Given a linked list, swap every two adjacent nodes and return its head.

For example,
Given 1->2->3->4, you should return the list as 2->1->4->3.

Your algorithm should use only constant space. You may not modify the values in the list, only nodes itself can be changed.

二.我的解题思路

这种链表的题一向不难解决，在纸上写写画画往往就知道该怎么求解。我是每两个节点进行一次操作，设立了四个指针。这四个指针分别指向，当前节点上一个节点（pri），当前节点(curr)，下一个节点(next)，下下个节点(tmp)。

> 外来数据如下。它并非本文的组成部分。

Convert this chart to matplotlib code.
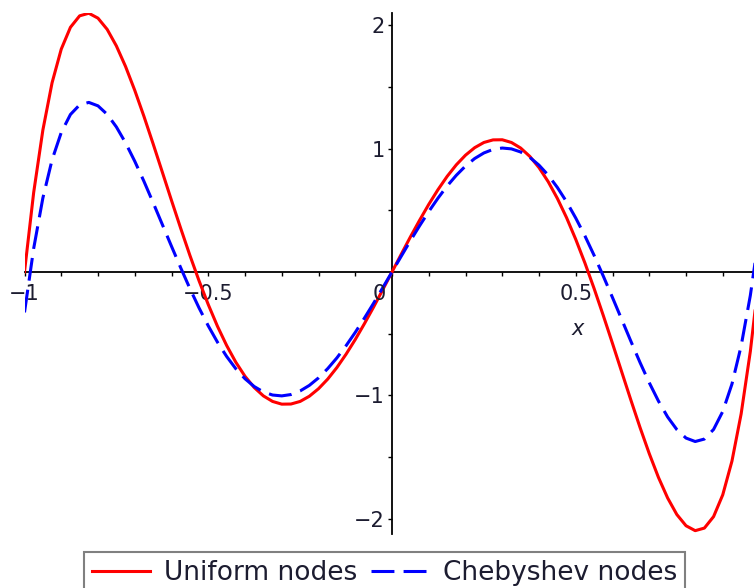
import matplotlib
matplotlib.use("Agg")
import matplotlib.pyplot as plt
import numpy as np

# Sample positions on [-1, 1]
x = np.linspace(-1, 1, 81)

# Interpolation error curves read at each sample position
uniform = [
    0.0, 0.645, 1.151, 1.534, 1.807, 1.984, 2.077, 2.098, 2.058, 1.967,
    1.833, 1.666, 1.473, 1.262, 1.039, 0.810, 0.580, 0.354, 0.135, -0.072,
    -0.264, -0.440, -0.596, -0.732, -0.846, -0.937, -1.005, -1.050, -1.072, -1.071,
    -1.050, -1.008, -0.947, -0.869, -0.775, -0.667, -0.548, -0.419, -0.284, -0.143,
    0.0, 0.143, 0.284, 0.419, 0.548, 0.667, 0.775, 0.869, 0.947, 1.008,
    1.050, 1.071, 1.072, 1.050, 1.005, 0.937, 0.846, 0.732, 0.596, 0.440,
    0.264, 0.072, -0.135, -0.354, -0.580, -0.810, -1.039, -1.262, -1.473, -1.666,
    -1.833, -1.967, -2.058, -2.098, -2.077, -1.984, -1.807, -1.534, -1.151, -0.645,
    0.0,
]
chebyshev = [
    -0.328, 0.191, 0.600, 0.909, 1.131, 1.277, 1.355, 1.375, 1.347, 1.278,
    1.176, 1.047, 0.898, 0.735, 0.562, 0.385, 0.208, 0.034, -0.134, -0.292,
    -0.437, -0.569, -0.685, -0.785, -0.866, -0.929, -0.973, -0.998, -1.005, -0.994,
    -0.965, -0.920, -0.859, -0.784, -0.697, -0.598, -0.490, -0.374, -0.253, -0.127,
    0.0, 0.127, 0.253, 0.374, 0.490, 0.598, 0.697, 0.784, 0.859, 0.920,
    0.965, 0.994, 1.005, 0.998, 0.973, 0.929, 0.866, 0.785, 0.685, 0.569,
    0.437, 0.292, 0.134, -0.034, -0.208, -0.385, -0.562, -0.735, -0.898, -1.047,
    -1.176, -1.278, -1.347, -1.375, -1.355, -1.277, -1.131, -0.909, -0.600, -0.191,
    0.328,
]

series_labels = ["Uniform nodes", "Chebyshev nodes"]
x_major = [-1, -0.5, 0, 0.5]
x_major_labels = ["\u22121", "\u22120.5", "", "0.5"]
x_minor = [-0.9, -0.8, -0.7, -0.6, -0.4, -0.3, -0.2, -0.1,
           0.1, 0.2, 0.3, 0.4, 0.6, 0.7, 0.8, 0.9]
y_major = [-2, -1, 1, 2]
y_major_labels = ["\u22122", "\u22121", "1", "2"]
y_minor = [-1.5, -0.5, 0.5, 1.5]

TEXT = "#1c1c30"
W, H = 754, 588
fig = plt.figure(figsize=(W / 100, H / 100), dpi=100)
ax = fig.add_axes([24.5 / W, 54 / H, (W - 24.5) / W, 521 / H])

ax.plot(x, uniform, color="#ff0000", lw=2.2, label=series_labels[0],
        solid_joinstyle="round")
ax.plot(x, chebyshev, color="#0000ff", lw=2.2, dashes=(7.5, 3),
        dash_capstyle="butt", label=series_labels[1])

ax.set_xlim(-1, 0.985)
ax.set_ylim(-2.125, 2.10)

for side in ("top", "right"):
    ax.spines[side].set_visible(False)
for side in ("left", "bottom"):
    ax.spines[side].set_position(("data", 0))
    ax.spines[side].set_linewidth(1.3)
    ax.spines[side].set_zorder(0.5)

ax.set_xticks(x_major)
ax.set_xticklabels(x_major_labels)
ax.set_xticks(x_minor, minor=True)
ax.set_yticks(y_major)
ax.set_yticklabels(y_major_labels)
ax.set_yticks(y_minor, minor=True)

ax.tick_params(axis="x", which="both", direction="out", length=3, width=1,
               pad=6, labelsize=15, labelcolor=TEXT)
ax.tick_params(axis="y", which="both", direction="out", length=3, width=1,
               pad=2, labelsize=15, labelcolor=TEXT)

# origin label, set off to the left of the vertical axis
ax.annotate("0", xy=(0, 0), xytext=(-9.4, -9), textcoords="offset points",
            ha="center", va="top", fontsize=15, color=TEXT)
ax.text(0.506, -0.462, "x", style="italic", fontsize=15, color=TEXT,
        ha="center", va="center")

leg = fig.legend(loc="upper left", bbox_to_anchor=(84 / W, 1 - 552 / H),
                 ncol=2, fontsize=19, frameon=True, fancybox=False,
                 edgecolor="#808080", framealpha=1, handlelength=2.2,
                 handletextpad=0.53, columnspacing=0.53, borderpad=0.3,
                 borderaxespad=0, labelcolor=TEXT)
leg.get_frame().set_linewidth(1.5)

fig.savefig("out.png", dpi=100)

测试通过的程序如下：

/**
 * Definition for singly-linked list.
 * struct ListNode {
 *     int val;
 *     ListNode *next;
 *     ListNode(int x) : val(x), next(NULL) {}
 * };
 */
class Solution {
public:
    ListNode* swapPairs(ListNode* head) {
        ListNode * curr,* next,* tmp,*res,*pri;
        if(head==NULL)
            return NULL;
        if(head->next==NULL)
            return head;
        curr=head;next=curr->next;
            /*first done*/
          tmp=next->next;
          next->next=curr;
          curr->next=tmp;
          res=next;
          pri=curr;
          curr=curr->next;

        while(curr!=NULL){
            next=curr->next;
            if(next==NULL)
                break;
            if(next->next!=NULL){
                tmp=next->next;
                next->next=curr;
                curr->next=tmp;
                curr=curr->next;
                pri->next=next;
                pri=next->next;
            }
            else{
                pri->next=next;
                next->next=curr;
                curr->next=NULL;
            }


        }
        return res;


    }
};